Seven Faribault High School graduates will be recognized as Faribault High School High Flyers Distinguished alumni members during a reception May 11th at the Faribault American Legion Post 43.  We will feature a different member of the class over the next several days.  The entire bio will not be included but highlights of them have been chosen for this purpose

Jill Fagerlund and Cheryl Freund were recent guests on KDHL AM Minnesota to reveal those to be honored.  Fagerlund is the chairperson of the Falcon High Flyer Alumni Award Committee and Freund is the historian.

Fagerlund is a 1968 FHS graduate and attended a reunion of her class a few years ago where she learned a classmate had died.  His obituary included many accomplishments she thought were incredible and should be recognized.  Shortly after she visited her sister and they talked about what happened.  Her sister said the high school in the town in which she was living had a distinguished alumni hall of fame.

When Fagerlund returned to Faribault she ran the idea by many of her friends and all felt it was terrific.  This year's class is the third to be recognized.

Brad Burkhartzmeyer, FSHS Class of 1978.  Co-founder of Remote Energy.  He is described as a "rock star for teaching technicians and engineers in other countries how to install solar systems."  The bio for Burkhartzmeyer says classmates and colleagues remember him for his "funny wit that keeps them laughing and completely engaged."

Brad studied to be a math teacher, his first job was in Mexico teaching pre-calculus in Spanish at an all-girls school.  He also acted as a Mexican program director for the Center of Global Education.  His next teaching job took him to an inner-city Detroit high school where he taught math and history.

Burkhartzmeyer then shifted to work as a community organizer for several years.  After moving to Seattle, he changed fields to become an electrician with the intent of moving into the solar industry field.  He's been running Sun's Eye Solar Power in Tacoma for 14 years.

Brad's first international solar job was in 2007, traveling to Rwanda for three weeks to manage 11 local technicians installing systems in four hospitals.  From there he installed several PV (photovoltaic) systems for the Rotary Club in Ghana and India.

Brad says, "It was clear from my travels that renewable energy needed to spready really fast around the world, and the best way to increase this rate was to train more people.  Teaching PV classes is a way that I can work on alleviating poverty and shift the way we get our world's energy."

After the 9/11 tragedy Brad asked himself how he could make the world a better place.  His answer, "Bring solar power to the developing world.  It's incredible how people's lives can change because of something so small."

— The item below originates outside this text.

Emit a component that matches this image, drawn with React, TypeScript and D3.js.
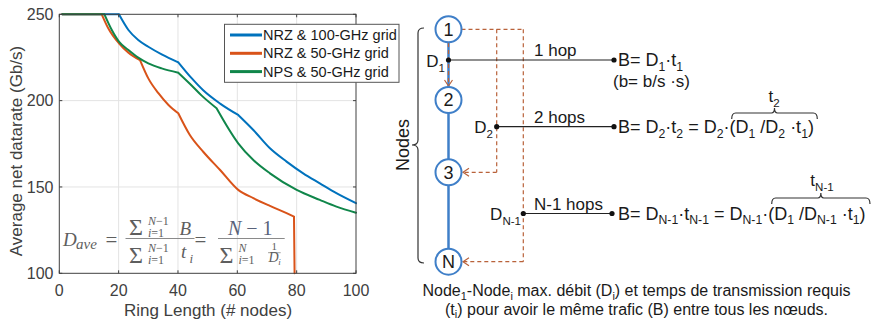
import * as d3 from "d3";

const W = 877;
const H = 322;
const M = { left: 59.3, right: 356, top: 14.3, bottom: 273.3 };

// Series: ring length (# nodes) -> average net datarate (Gb/s)
const nrz100X = [1, 20.1, 23.3, 26.6, 30, 34.5, 40.1, 44.6, 48.5, 54.2, 60.3, 65.4, 71, 76.6, 82.2, 87.8, 93.4, 100];
const nrz100Y = [250, 250, 240.9, 235.1, 231.2, 226.8, 222.2, 213, 206, 198.3, 191.7, 183, 172.4, 164.7, 157.9, 152.1, 146.4, 140.6];
const nrz100Kinks = [20.1, 40.1, 60.3];
const nrz50X = [1, 14.3, 16.5, 20.1, 23.3, 27.2, 30, 33.4, 36.8, 40.1, 44, 48.5, 54.2, 60.3, 65.4, 71, 76.6, 79.1, 79.3];
const nrz50Y = [250, 250, 241.9, 233.2, 227.8, 223.5, 212.9, 204.3, 197.5, 192.7, 180.1, 170.4, 159.8, 148.3, 143.5, 139, 134.8, 132.8, 100];
const nrz50Kinks = [14.3, 27.2, 40.1, 79.1];
const nps50X = [1, 15.2, 17.7, 20.1, 23.3, 26.6, 30, 34.5, 40.1, 44, 48, 53, 60.3, 65.4, 71, 80, 87.8, 93.4, 100];
const nps50Y = [250, 250, 240.9, 234.2, 229.3, 224.9, 221.6, 218.7, 216.2, 209.8, 202.9, 195.6, 175.3, 165.6, 157.9, 148.3, 142.5, 138.6, 135.1];
const nps50Kinks = [15.2, 40.1, 53];

const SERIES = [
  { label: "NRZ & 100-GHz grid", color: "#0072bd", xs: nrz100X, ys: nrz100Y, kinks: nrz100Kinks },
  { label: "NRZ & 50-GHz grid", color: "#d95319", xs: nrz50X, ys: nrz50Y, kinks: nrz50Kinks },
  { label: "NPS & 50-GHz grid", color: "#10864a", xs: nps50X, ys: nps50Y, kinks: nps50Kinks },
];

const xTicks = [0, 20, 40, 60, 80, 100];
const yTicks = [100, 150, 200, 250];
const xGrid = [20, 40, 60, 80];
const yGrid = [150, 200];

const SANS = "'Liberation Sans', Arial, sans-serif";
const SERIF = "'Liberation Serif', 'Times New Roman', serif";
const AXIS = "#404040";
const NODE_BLUE = "#3f7fc8";
const DASH = "#b9623a";
const FORMULA = "#5e5e5e";

type Part = string | { sub: string };

/** Text with subscripts, laid out as tspans. */
function Rich({ x, y, parts, size = 17, anchor = "start", fill = "#1a1a1a", drop = 0.3 }: {
  x: number; y: number; parts: Part[]; size?: number; anchor?: string; fill?: string; drop?: number;
}) {
  const shift = size * drop;
  return (
    <text x={x} y={y} fontSize={size} textAnchor={anchor} fill={fill} fontFamily={SANS}>
      {parts.map((p, i) => {
        const prevSub = i > 0 && typeof parts[i - 1] !== "string";
        if (typeof p === "string") {
          return <tspan key={i} dy={prevSub ? -shift : 0}>{p}</tspan>;
        }
        return (
          <tspan key={i} dy={prevSub ? 0 : shift} fontSize={size * 0.68}>{p.sub}</tspan>
        );
      })}
    </text>
  );
}

/** Split a series into smooth pieces at its kinks so the spline keeps them sharp. */
function pieces(xs: number[], ys: number[], kinks: number[]) {
  const out: [number, number][][] = [];
  let cur: [number, number][] = [];
  xs.forEach((xv, i) => {
    cur.push([xv, ys[i]]);
    if (kinks.includes(xv) && cur.length > 1) {
      out.push(cur);
      cur = [[xv, ys[i]]];
    }
  });
  if (cur.length > 1) out.push(cur);
  return out;
}

function Plot() {
  const x = d3.scaleLinear().domain([0, 100]).range([M.left, M.right]);
  const y = d3.scaleLinear().domain([100, 250]).range([M.bottom, M.top]);
  const line = d3
    .line<[number, number]>()
    .x((d) => x(d[0]))
    .y((d) => y(d[1]))
    .curve(d3.curveMonotoneX);

  return (
    <g>
      {xGrid.map((v) => (
        <line key={`gx${v}`} x1={x(v)} x2={x(v)} y1={M.top} y2={M.bottom} stroke="#e3e3e3" />
      ))}
      {yGrid.map((v) => (
        <line key={`gy${v}`} x1={M.left} x2={M.right} y1={y(v)} y2={y(v)} stroke="#e3e3e3" />
      ))}

      {/* Formula overlay */}
      <g fontFamily={SERIF} fill={FORMULA}>
        <text x={63} y={246} fontSize={19} fontStyle="italic">D</text>
        <text x={76} y={248.5} fontSize={15} fontStyle="italic">ave</text>
        <text x={105.5} y={247} fontSize={21}>=</text>
        <line x1={125.5} x2={194.5} y1={238.5} y2={238.5} stroke="#8a8a8a" strokeWidth={1} />
        <text x={129} y={235} fontSize={24}>Σ</text>
        <text x={148} y={225} fontSize={12}><tspan fontStyle="italic">N</tspan>−1</text>
        <text x={148} y={236.5} fontSize={12}><tspan fontStyle="italic">i</tspan>=1</text>
        <text x={179.5} y={235} fontSize={19} fontStyle="italic">B</text>
        <text x={129} y={263} fontSize={24}>Σ</text>
        <text x={148} y={251.5} fontSize={12}><tspan fontStyle="italic">N</tspan>−1</text>
        <text x={148} y={264} fontSize={12}><tspan fontStyle="italic">i</tspan>=1</text>
        <text x={181} y={258} fontSize={19} fontStyle="italic">t</text>
        <text x={189.5} y={262.5} fontSize={13} fontStyle="italic">i</text>
        <text x={194.5} y={247} fontSize={21}>=</text>
        <line x1={218} x2={284.7} y1={238.5} y2={238.5} stroke="#8a8a8a" strokeWidth={1} />
        <text x={228} y={235} fontSize={20} fill="#59627a"><tspan fontStyle="italic">N</tspan> − 1</text>
        <text x={219.5} y={263} fontSize={24}>Σ</text>
        <text x={238.5} y={251.5} fontSize={12} fontStyle="italic">N</text>
        <text x={238.5} y={264} fontSize={12}><tspan fontStyle="italic">i</tspan>=1</text>
        <text x={274.3} y={250} fontSize={11} textAnchor="middle">1</text>
        <line x1={268} x2={280.7} y1={252.7} y2={252.7} stroke="#8a8a8a" strokeWidth={0.8} />
        <text x={268.5} y={262} fontSize={14} fontStyle="italic">D</text>
        <text x={278.3} y={265} fontSize={9} fontStyle="italic">i</text>
      </g>

      {SERIES.map((s) => (
        <path
          key={s.label}
          d={pieces(s.xs, s.ys, s.kinks).map((p) => line(p) ?? "").join("")}
          fill="none"
          stroke={s.color}
          strokeWidth={2}
          strokeLinecap="round"
          strokeLinejoin="round"
        />
      ))}

      {/* Box and inward ticks */}
      <rect x={M.left} y={M.top} width={M.right - M.left} height={M.bottom - M.top} fill="none" stroke={AXIS} strokeWidth={1} />
      {xTicks.map((v) => (
        <g key={`tx${v}`}>
          <line x1={x(v)} x2={x(v)} y1={M.bottom} y2={M.bottom - 3} stroke={AXIS} />
          <line x1={x(v)} x2={x(v)} y1={M.top} y2={M.top + 3} stroke={AXIS} />
          <text x={x(v)} y={296} fontSize={16} textAnchor="middle" fill={AXIS} fontFamily={SANS}>{v}</text>
        </g>
      ))}
      {yTicks.map((v) => (
        <g key={`ty${v}`}>
          <line x1={M.left} x2={M.left + 3} y1={y(v)} y2={y(v)} stroke={AXIS} />
          <line x1={M.right} x2={M.right - 3} y1={y(v)} y2={y(v)} stroke={AXIS} />
          <text x={53.5} y={y(v)} dy="0.36em" fontSize={16} textAnchor="end" fill={AXIS} fontFamily={SANS}>{v}</text>
        </g>
      ))}
      <text x={208} y={316} fontSize={17} textAnchor="middle" fill={AXIS} fontFamily={SANS}>Ring Length (# nodes)</text>
      <text transform="translate(22,151) rotate(-90)" fontSize={17} textAnchor="middle" fill={AXIS} fontFamily={SANS}>
        Average net datarate (Gb/s)
      </text>

      {/* Legend */}
      <rect x={224.5} y={24.3} width={174.5} height={58} fill="#fff" stroke="#555" strokeWidth={1} />
      {SERIES.map((s, i) => (
        <g key={`lg${i}`}>
          <line x1={230} x2={262} y1={35 + i * 18.3} y2={35 + i * 18.3} stroke={s.color} strokeWidth={3} />
          <text x={263} y={35 + i * 18.3} dy="0.35em" fontSize={14.5} fill="#1a1a1a" fontFamily={SANS}>{s.label}</text>
        </g>
      ))}
    </g>
  );
}

const NODES = [
  { label: "1", cy: 29.3 },
  { label: "2", cy: 100 },
  { label: "3", cy: 172.3 },
  { label: "N", cy: 261.7 },
];

function brace(x1: number, x2: number, y: number) {
  const mid = (x1 + x2) / 2;
  return `M${x1},${y + 6} Q${x1},${y} ${x1 + 4},${y} L${mid - 3},${y} Q${mid},${y} ${mid},${y - 5} Q${mid},${y} ${mid + 3},${y} L${x2 - 4},${y} Q${x2},${y} ${x2},${y + 6}`;
}

function Diagram() {
  const nx = 448.5;
  const r = 13;
  return (
    <g fontFamily={SANS}>
      {/* Nodes bracket */}
      <path
        d="M424,28 Q418,28 418,33 L418,140 Q418,145 412,145 Q418,145 418,150 L418,258 Q418,263 424,263"
        fill="none"
        stroke="#333"
        strokeWidth={1.2}
      />
      <text transform="translate(409,145) rotate(-90)" fontSize={18} textAnchor="middle" fill="#1a1a1a">Nodes</text>

      {/* ring backbone */}
      <line x1={nx} x2={nx} y1={NODES[0].cy} y2={NODES[3].cy} stroke={NODE_BLUE} strokeWidth={2.5} />

      {/* dashed routes */}
      <g stroke={DASH} strokeWidth={1.2} strokeDasharray="4,3" fill="none">
        <line x1={nx} x2={nx} y1={43} y2={85} />
        <line x1={nx + r} x2={523.3} y1={29.3} y2={29.3} />
        <line x1={496.7} x2={496.7} y1={29.3} y2={172.3} />
        <line x1={496.7} x2={463} y1={172.3} y2={172.3} />
        <line x1={523.3} x2={523.3} y1={29.3} y2={261.7} />
        <line x1={523.3} x2={463} y1={261.7} y2={261.7} />
      </g>
      <g stroke={DASH} strokeWidth={1.2} fill="none">
        <path d={`M${nx - 4},80 L${nx},86 L${nx + 4},80`} />
        <path d="M469,168.3 L463,172.3 L469,176.3" />
        <path d="M469,257.7 L463,261.7 L469,265.7" />
      </g>

      {NODES.map((n) => (
        <g key={n.label}>
          <circle cx={nx} cy={n.cy} r={r} fill="#fff" stroke={NODE_BLUE} strokeWidth={2} />
          <text x={nx} y={n.cy} dy="0.36em" fontSize={18} textAnchor="middle" fill="#1a1a1a">{n.label}</text>
        </g>
      ))}

      {/* hop lines */}
      <g stroke="#222" strokeWidth={1.2}>
        <line x1={nx} x2={614} y1={60} y2={60} />
        <line x1={496.7} x2={614} y1={126.7} y2={126.7} />
        <line x1={523.3} x2={612} y1={213.5} y2={213.5} />
      </g>
      <g fill="#111">
        <circle cx={nx} cy={60} r={2.6} />
        <circle cx={614} cy={60} r={2.6} />
        <circle cx={496.7} cy={126.7} r={2.6} />
        <circle cx={614} cy={126.7} r={2.6} />
        <circle cx={523.3} cy={213.5} r={2.6} />
        <circle cx={612} cy={213.5} r={2.6} />
      </g>
      <text x={534} y={55.5} fontSize={17} fill="#1a1a1a">1 hop</text>
      <text x={534} y={122.5} fontSize={17} fill="#1a1a1a">2 hops</text>
      <text x={534} y={209.5} fontSize={17} fill="#1a1a1a">N-1 hops</text>

      <Rich x={445} y={66.5} anchor="end" parts={["D", { sub: "1" }]} />
      <Rich x={493} y={132.5} anchor="end" parts={["D", { sub: "2" }]} />
      <Rich x={521} y={219.5} anchor="end" parts={["D", { sub: "N-1" }]} />

      <Rich x={618} y={66} size={18} drop={0.25} parts={["B= D", { sub: "1" }, "·t", { sub: "1" }]} />
      <Rich x={613} y={87} size={17} parts={["(b= b/s ·s)"]} />
      <Rich
        x={618}
        y={133}
        size={18}
        drop={0.25}
        parts={["B= D", { sub: "2" }, "·t", { sub: "2" }, " = D", { sub: "2" }, "·(D", { sub: "1" }, " /D", { sub: "2" }, " ·t", { sub: "1" }, ")"]}
      />
      <Rich
        x={618}
        y={219.5}
        size={18}
        drop={0.25}
        parts={["B= D", { sub: "N-1" }, "·t", { sub: "N-1" }, " = D", { sub: "N-1" }, "·(D", { sub: "1" }, " /D", { sub: "N-1" }, " ·t", { sub: "1" }, ")"]}
      />

      <path d={brace(731.7, 817.3, 113)} fill="none" stroke="#333" strokeWidth={1.2} />
      <Rich x={774} y={102} anchor="middle" parts={["t", { sub: "2" }]} />
      <path d={brace(771.7, 870, 198)} fill="none" stroke="#333" strokeWidth={1.2} />
      <Rich x={822} y={186} anchor="middle" parts={["t", { sub: "N-1" }]} />

      <Rich
        x={636.5}
        y={295.5}
        size={16}
        drop={0.25}
        anchor="middle"
        parts={["Node", { sub: "1" }, "-Node", { sub: "i" }, " max. débit (D", { sub: "i" }, ") et temps de transmission requis"]}
      />
      <Rich
        x={636.5}
        y={314.5}
        size={16}
        drop={0.22}
        anchor="middle"
        parts={["(t", { sub: "i" }, ") pour avoir le même trafic (B) entre tous les nœuds."]}
      />
    </g>
  );
}

export default function App() {
  return (
    <>
      <style>{`body{margin:0;background:#fff}`}</style>
      <svg width={W} height={H} viewBox={`0 0 ${W} ${H}`} style={{ display: "block" }}>
        <rect width={W} height={H} fill="#fff" />
        <Plot />
        <Diagram />
      </svg>
    </>
  );
}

Burkhartzmeyer sold his electrical contracting business and moved to Guatemala where he built a micro-sized hydroelectric generator in a rural community.  After the Guatemalan project, Brad returned to Tacoma and helped form a collective group of inventors to advocate for and build solar systems.

He was part of the initial phase of Brad Pitt's $12 million dollar project to rebuild the Lower Ninth Ward in New Orleans where 180 homes have been built to withstand a Category 5 hurricane.  All the homes are solar powered.

Since 2005 Brad has worked exclusively on solar energy, focusing his efforts in countries like Costa Rica, Mexico, India and Haiti.  He helps communities by installing solar panels and gives them the tools to do it themselves, helping create their own industry and job market.

The son of Buck Burkhartzmeyer of Burkhartzmeyer Shoes fame told the selection committee for the High Flyers, "It's so exciting to be in this industry at this time."